Paying more for less meat

"A reasonable person wouldn't use that liquid for any edible part of their meal," Santa Cruz County weights and measures investigator Marty Ryhanych said.

Up until now, shoppers have never had to pay for that goop in the tray, but beginning tomorrow, all that changes.

The United States Department of Agriculture passed a new rule saying that liquid is now considered part of the meat. That means companies can start charging consumers for it – at the same price per pound as the meat and chicken that sit in it.

California weights and measures around the state are calling foul.

"We're concerned there won't be any oversight as to how much liquid is in these packages," Ryhanych said.

Ryhanych tested some packages for ABC7 to show examples of liquid consumers will be paying for.

"In the case of some packages we opened up there was a third of a pound of liquid in there," Ryhanych said. "So at $5 a pound, you could expect to pay about $1.50."

Multiply that by the billions of pounds Americans consume and it adds up quickly.

A survey by the state Department of Food and Agriculture found paying for the liquid will cost Californians an extra $246 million per year at a time when grocery prices are already skyrocketing.

"This is an enormous handout to agribusiness to the tune of $246 million a year," Consumer Action's Joe Ridout said. "This is an enormous amount of money and it's really disgraceful that the USDA is forcing California to essentially to start counting water as meat."

But the California Poultry Federation, which lobbies for the industry believes the rule is fair because fresh meat packers are competing with processed meat packers who already and marinades and brine to their packages and charge meat prices for them.

"Well it's very fair and we're very excited about this new standard because it levels the playing field and makes labeling more consistent for consumers, who we think will like this new dry tare method," president of the California Poultry Federation Bill Mattos said.

Poultry is affected the most because chickens get a water bath during processing.

Until now, California was the only state that had a rule against making consumers pay for the fluid, but last year state agricultural secretary AG Kawamura quietly urged the USDA to make it a federal rule for all states to count the liquid as meat, including California.

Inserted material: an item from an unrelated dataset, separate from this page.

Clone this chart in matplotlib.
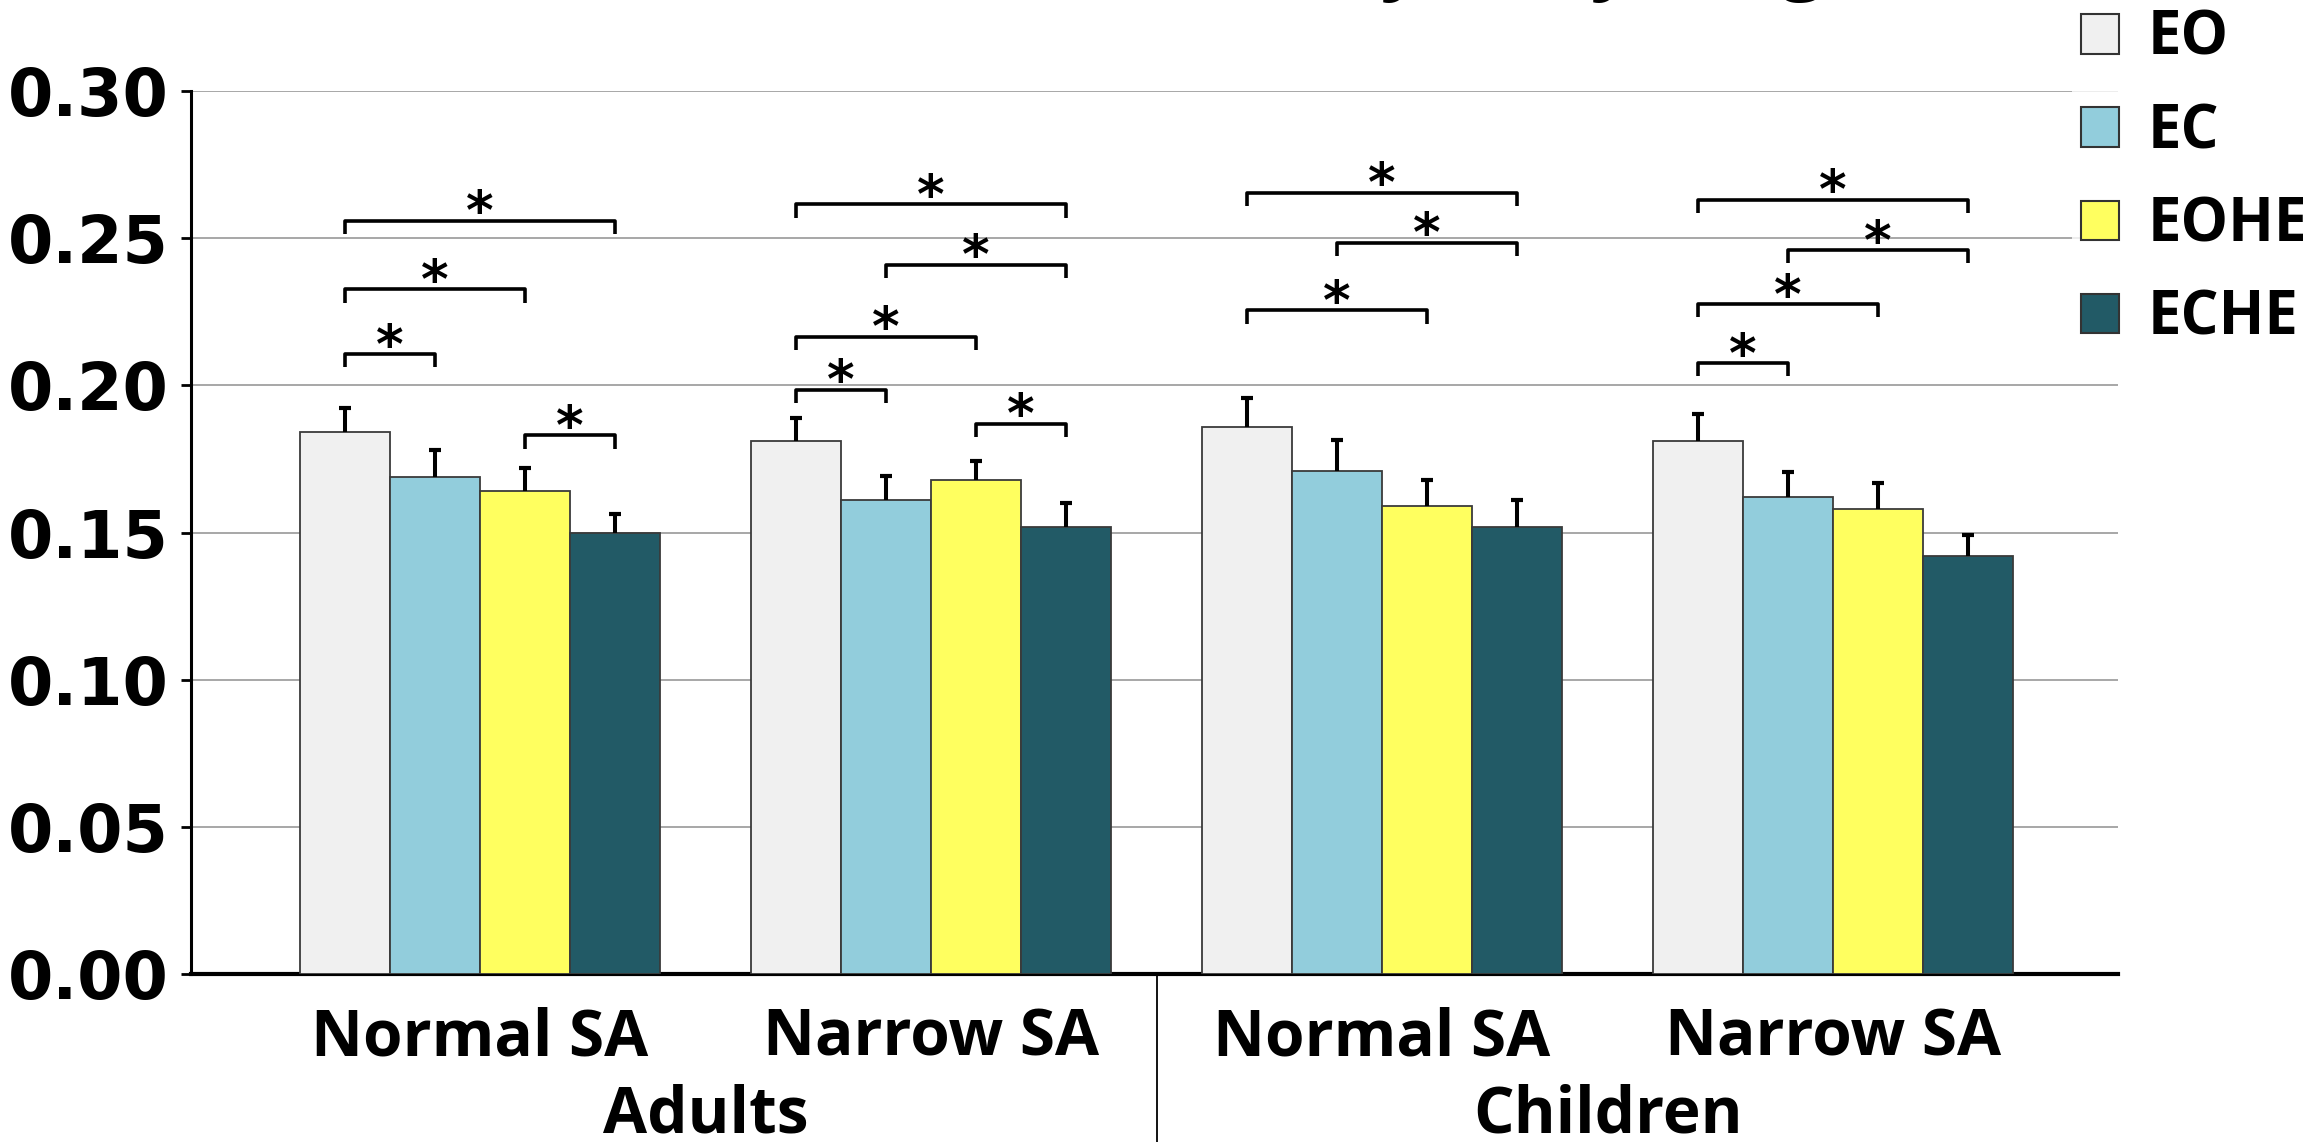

Kawamura declined to be interviewed by ABC7, but released a statement saying the department wants "uniform measurement practices nationwide."

That idea does not sit well with members of the weights and measures community.

"We in California believe that when a consumer purchases a package of meat, they're purchasing the meat in that package and not any free flowing fluids that are within that package," Santa Cruz Agricultural Commissioner Ken Corbishley said.

Corbishley is worried that now, nobody is guarding the hen house.

"The consumer has no way of knowing, until they cut into the package and see how much liquid is in there," he said. "That shouldn't be the consumer's responsibility."